A developer that was once the “biggest landlord on SoHo’s fashionable side streets,” according to its website, could soon lose a property at one of those addresses in its latest struggle in the neighborhood.
Thor Equities is facing a foreclosure suit from investment giant Blackstone over allegedly being in default on a $10 million mortgage secured by 25-27 Mercer St., a double-wide retail space between Howard and Grand streets.
Blackstone seems to have moved quickly to possibly seize the site, a 9,500-square-foot commercial condo that has cycled through several clothing stores and other boutiques in recent years. Thor, whose chairman is Joseph Sitt, was notified March 25 that it was in default on the loan, according to the suit. Blackstone’s lawyers filed a foreclosure suit in Manhattan state Supreme Court six days later.
Thor owes a balance of $9.5 million on the mortgage plus interest and fees, according to the complaint. The original loan was issued in 2016 by Signature Bank, which collapsed in March 2023; the debt was assigned to Blackstone-backed shell company Sig CRE 2023 Venture LLC in May 2024, according to the city register.
In 2014 Thor paid $4.8 million for the property, a 62-foot-wide space created by merging a pair of adjacent retail sites as part of a condo conversion project, the register shows.
Nanushka, a Hungarian women’s apparel shop, has occupied half of the space since September, though the tenant that had been in the rest of the storefront, Zcrave, appears to have relocated to nearby Canal Street in the winter.

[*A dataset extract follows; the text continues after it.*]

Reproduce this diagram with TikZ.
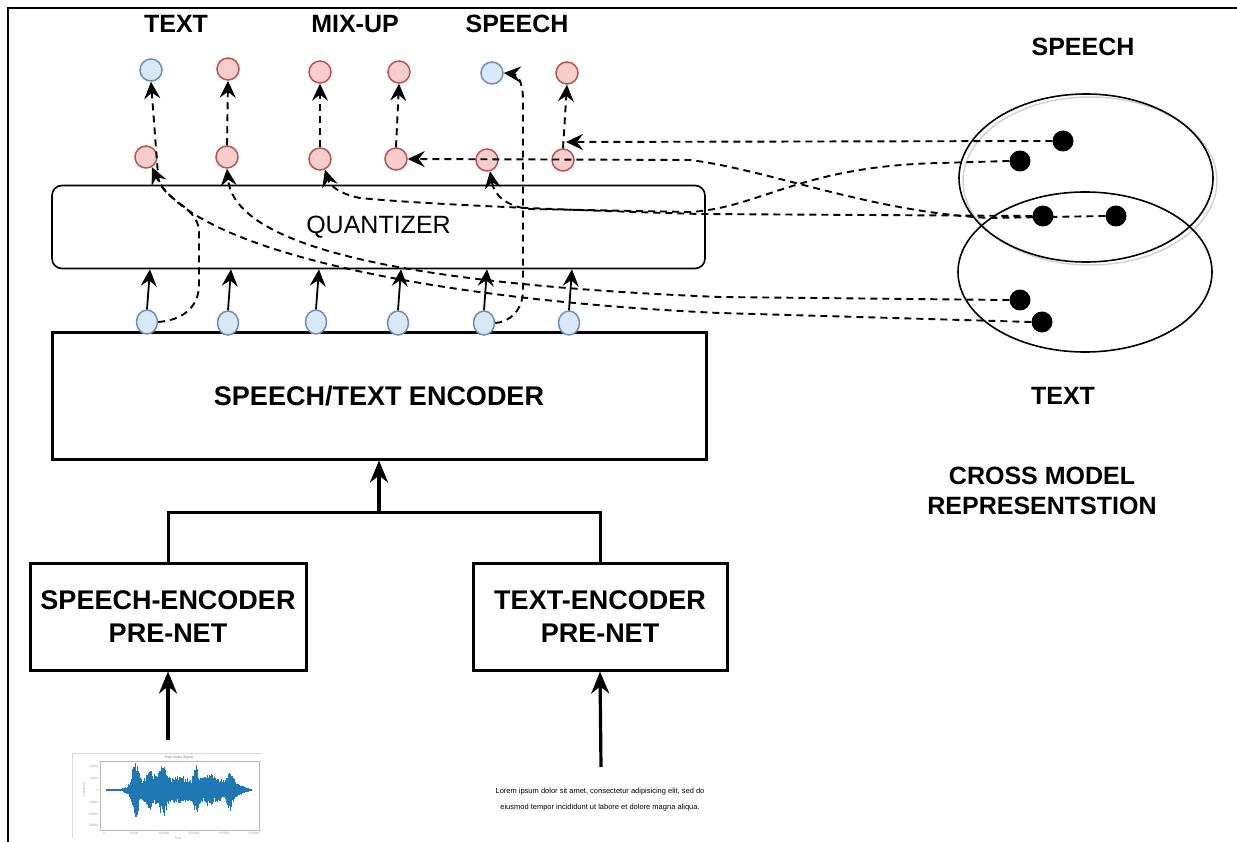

After being one of SoHo’s most dominant property owners, Thor, a $20 billion firm vying for a coveted downstate casino license to anchor a planned $3 billion Coney Island project, has trimmed its portfolio, sometimes under financial stress and at a major loss.
For instance, in 2023 the firm sold 155 Mercer St., which formerly offered a Dolce & Gabbana store, for $60 million after shelling out $93 million for the site in 2016, according to the register. Similarly in 2022 Thor unloaded 496 Broadway, whose retail tenant for years was a Sunglass Hut outpost, for about $13 million after buying the site for $21 million in 2013.
Last year it also lost 440 Broadway, home to a Foot Locker, in a court-ordered foreclosure sale. But Thor managed to surrender the keys to nearby 470 Broadway before that site, also threatened by foreclosure, had to face a judge.
Thor is still in acquisition mode in other areas, however. Last year it purchased a Tootsie Roll factory turned luxury rental building in Clinton Hill for $59 million.
Thor spokeswoman Katie Smith had no comment by press time. And Alina Levi, a lawyer with the firm Polsinelli who filed the complaint on Blackstone’s behalf, did not return an email for comment by press time.